- TASK DETAILS:
Give an exact copy of every line, leaving images out.
# Start of COLLECTED MATERIAL
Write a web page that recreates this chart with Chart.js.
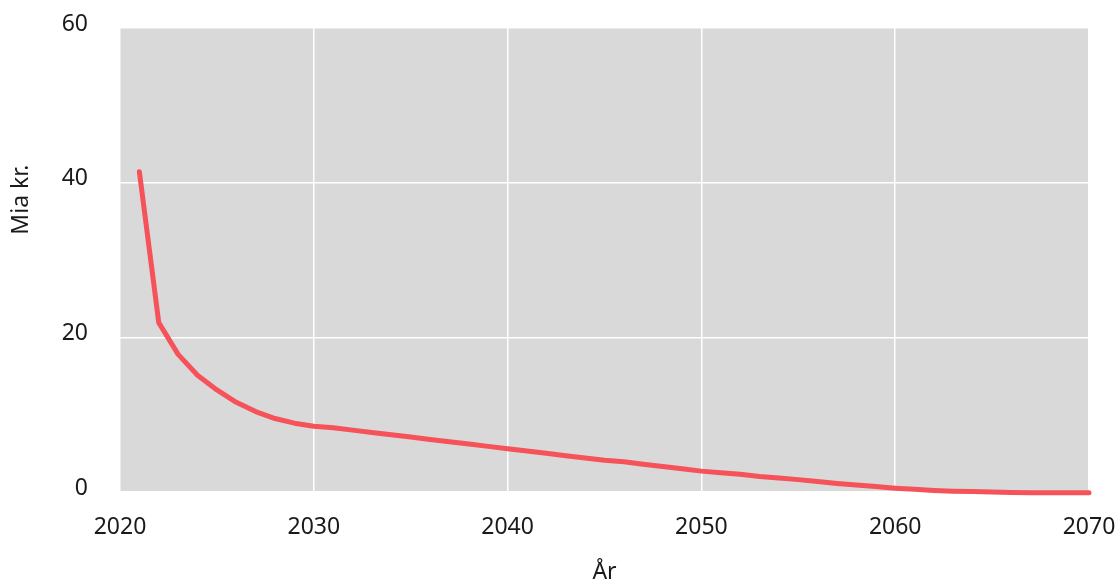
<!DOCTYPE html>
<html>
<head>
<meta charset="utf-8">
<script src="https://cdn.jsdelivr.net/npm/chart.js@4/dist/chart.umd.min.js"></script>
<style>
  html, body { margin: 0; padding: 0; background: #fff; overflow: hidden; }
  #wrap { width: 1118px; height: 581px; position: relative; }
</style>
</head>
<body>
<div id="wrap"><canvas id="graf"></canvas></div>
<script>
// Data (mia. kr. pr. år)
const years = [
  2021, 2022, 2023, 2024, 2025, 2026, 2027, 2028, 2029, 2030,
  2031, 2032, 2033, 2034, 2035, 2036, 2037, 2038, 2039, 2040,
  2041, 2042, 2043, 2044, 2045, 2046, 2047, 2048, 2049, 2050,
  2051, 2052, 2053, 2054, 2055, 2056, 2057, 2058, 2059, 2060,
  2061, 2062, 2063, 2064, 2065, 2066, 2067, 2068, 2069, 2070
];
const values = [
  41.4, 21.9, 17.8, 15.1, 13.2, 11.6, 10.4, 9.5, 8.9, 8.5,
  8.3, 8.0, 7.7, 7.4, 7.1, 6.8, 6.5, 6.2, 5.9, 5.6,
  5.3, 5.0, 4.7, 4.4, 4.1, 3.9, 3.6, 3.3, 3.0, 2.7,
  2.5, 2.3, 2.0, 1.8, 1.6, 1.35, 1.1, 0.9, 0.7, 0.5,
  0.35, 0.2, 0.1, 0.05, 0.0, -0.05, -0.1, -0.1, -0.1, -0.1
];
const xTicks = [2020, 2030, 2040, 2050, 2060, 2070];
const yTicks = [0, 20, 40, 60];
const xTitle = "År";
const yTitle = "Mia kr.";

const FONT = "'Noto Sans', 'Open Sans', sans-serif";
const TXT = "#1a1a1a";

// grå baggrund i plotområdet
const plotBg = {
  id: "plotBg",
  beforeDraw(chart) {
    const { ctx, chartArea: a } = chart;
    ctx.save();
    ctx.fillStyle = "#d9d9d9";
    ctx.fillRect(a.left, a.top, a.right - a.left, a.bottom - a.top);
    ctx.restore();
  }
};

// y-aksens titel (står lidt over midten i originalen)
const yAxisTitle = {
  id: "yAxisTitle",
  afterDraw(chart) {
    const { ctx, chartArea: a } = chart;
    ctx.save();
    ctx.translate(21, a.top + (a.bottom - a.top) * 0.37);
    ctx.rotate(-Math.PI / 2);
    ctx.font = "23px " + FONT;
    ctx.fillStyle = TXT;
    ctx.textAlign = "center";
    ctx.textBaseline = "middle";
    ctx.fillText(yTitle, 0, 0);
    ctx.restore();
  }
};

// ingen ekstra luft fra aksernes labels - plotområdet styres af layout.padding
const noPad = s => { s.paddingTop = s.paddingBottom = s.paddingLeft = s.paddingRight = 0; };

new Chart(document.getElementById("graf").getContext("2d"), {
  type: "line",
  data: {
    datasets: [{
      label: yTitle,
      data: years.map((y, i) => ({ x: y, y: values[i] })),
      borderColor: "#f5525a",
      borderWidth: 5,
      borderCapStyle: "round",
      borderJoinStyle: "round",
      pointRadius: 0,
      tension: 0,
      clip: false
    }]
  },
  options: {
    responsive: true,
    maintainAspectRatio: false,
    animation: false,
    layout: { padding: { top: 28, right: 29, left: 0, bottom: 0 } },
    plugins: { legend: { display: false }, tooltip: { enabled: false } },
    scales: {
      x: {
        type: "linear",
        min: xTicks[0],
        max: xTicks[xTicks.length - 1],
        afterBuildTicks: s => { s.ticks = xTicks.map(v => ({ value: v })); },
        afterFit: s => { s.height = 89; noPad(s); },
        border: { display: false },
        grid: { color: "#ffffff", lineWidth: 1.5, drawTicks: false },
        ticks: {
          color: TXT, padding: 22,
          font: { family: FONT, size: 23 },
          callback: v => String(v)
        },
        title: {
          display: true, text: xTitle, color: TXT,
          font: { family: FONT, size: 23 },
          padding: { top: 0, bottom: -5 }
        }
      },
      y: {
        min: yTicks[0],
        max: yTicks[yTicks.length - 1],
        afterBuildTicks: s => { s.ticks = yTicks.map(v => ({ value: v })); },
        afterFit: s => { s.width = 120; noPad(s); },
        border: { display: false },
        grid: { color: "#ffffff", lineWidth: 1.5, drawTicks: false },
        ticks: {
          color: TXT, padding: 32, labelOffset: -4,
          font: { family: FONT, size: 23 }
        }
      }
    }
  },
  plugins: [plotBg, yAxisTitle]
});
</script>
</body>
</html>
# End of COLLECTED MATERIAL
- FINAL ANSWER:
Write a web page that recreates this chart with Chart.js.
<!DOCTYPE html>
<html>
<head>
<meta charset="utf-8">
<script src="https://cdn.jsdelivr.net/npm/chart.js@4/dist/chart.umd.min.js"></script>
<style>
  html, body { margin: 0; padding: 0; background: #fff; overflow: hidden; }
  #wrap { width: 1118px; height: 581px; position: relative; }
</style>
</head>
<body>
<div id="wrap"><canvas id="graf"></canvas></div>
<script>
// Data (mia. kr. pr. år)
const years = [
  2021, 2022, 2023, 2024, 2025, 2026, 2027, 2028, 2029, 2030,
  2031, 2032, 2033, 2034, 2035, 2036, 2037, 2038, 2039, 2040,
  2041, 2042, 2043, 2044, 2045, 2046, 2047, 2048, 2049, 2050,
  2051, 2052, 2053, 2054, 2055, 2056, 2057, 2058, 2059, 2060,
  2061, 2062, 2063, 2064, 2065, 2066, 2067, 2068, 2069, 2070
];
const values = [
  41.4, 21.9, 17.8, 15.1, 13.2, 11.6, 10.4, 9.5, 8.9, 8.5,
  8.3, 8.0, 7.7, 7.4, 7.1, 6.8, 6.5, 6.2, 5.9, 5.6,
  5.3, 5.0, 4.7, 4.4, 4.1, 3.9, 3.6, 3.3, 3.0, 2.7,
  2.5, 2.3, 2.0, 1.8, 1.6, 1.35, 1.1, 0.9, 0.7, 0.5,
  0.35, 0.2, 0.1, 0.05, 0.0, -0.05, -0.1, -0.1, -0.1, -0.1
];
const xTicks = [2020, 2030, 2040, 2050, 2060, 2070];
const yTicks = [0, 20, 40, 60];
const xTitle = "År";
const yTitle = "Mia kr.";

const FONT = "'Noto Sans', 'Open Sans', sans-serif";
const TXT = "#1a1a1a";

// grå baggrund i plotområdet
const plotBg = {
  id: "plotBg",
  beforeDraw(chart) {
    const { ctx, chartArea: a } = chart;
    ctx.save();
    ctx.fillStyle = "#d9d9d9";
    ctx.fillRect(a.left, a.top, a.right - a.left, a.bottom - a.top);
    ctx.restore();
  }
};

// y-aksens titel (står lidt over midten i originalen)
const yAxisTitle = {
  id: "yAxisTitle",
  afterDraw(chart) {
    const { ctx, chartArea: a } = chart;
    ctx.save();
    ctx.translate(21, a.top + (a.bottom - a.top) * 0.37);
    ctx.rotate(-Math.PI / 2);
    ctx.font = "23px " + FONT;
    ctx.fillStyle = TXT;
    ctx.textAlign = "center";
    ctx.textBaseline = "middle";
    ctx.fillText(yTitle, 0, 0);
    ctx.restore();
  }
};

// ingen ekstra luft fra aksernes labels - plotområdet styres af layout.padding
const noPad = s => { s.paddingTop = s.paddingBottom = s.paddingLeft = s.paddingRight = 0; };

new Chart(document.getElementById("graf").getContext("2d"), {
  type: "line",
  data: {
    datasets: [{
      label: yTitle,
      data: years.map((y, i) => ({ x: y, y: values[i] })),
      borderColor: "#f5525a",
      borderWidth: 5,
      borderCapStyle: "round",
      borderJoinStyle: "round",
      pointRadius: 0,
      tension: 0,
      clip: false
    }]
  },
  options: {
    responsive: true,
    maintainAspectRatio: false,
    animation: false,
    layout: { padding: { top: 28, right: 29, left: 0, bottom: 0 } },
    plugins: { legend: { display: false }, tooltip: { enabled: false } },
    scales: {
      x: {
        type: "linear",
        min: xTicks[0],
        max: xTicks[xTicks.length - 1],
        afterBuildTicks: s => { s.ticks = xTicks.map(v => ({ value: v })); },
        afterFit: s => { s.height = 89; noPad(s); },
        border: { display: false },
        grid: { color: "#ffffff", lineWidth: 1.5, drawTicks: false },
        ticks: {
          color: TXT, padding: 22,
          font: { family: FONT, size: 23 },
          callback: v => String(v)
        },
        title: {
          display: true, text: xTitle, color: TXT,
          font: { family: FONT, size: 23 },
          padding: { top: 0, bottom: -5 }
        }
      },
      y: {
        min: yTicks[0],
        max: yTicks[yTicks.length - 1],
        afterBuildTicks: s => { s.ticks = yTicks.map(v => ({ value: v })); },
        afterFit: s => { s.width = 120; noPad(s); },
        border: { display: false },
        grid: { color: "#ffffff", lineWidth: 1.5, drawTicks: false },
        ticks: {
          color: TXT, padding: 32, labelOffset: -4,
          font: { family: FONT, size: 23 }
        }
      }
    }
  },
  plugins: [plotBg, yAxisTitle]
});
</script>
</body>
</html>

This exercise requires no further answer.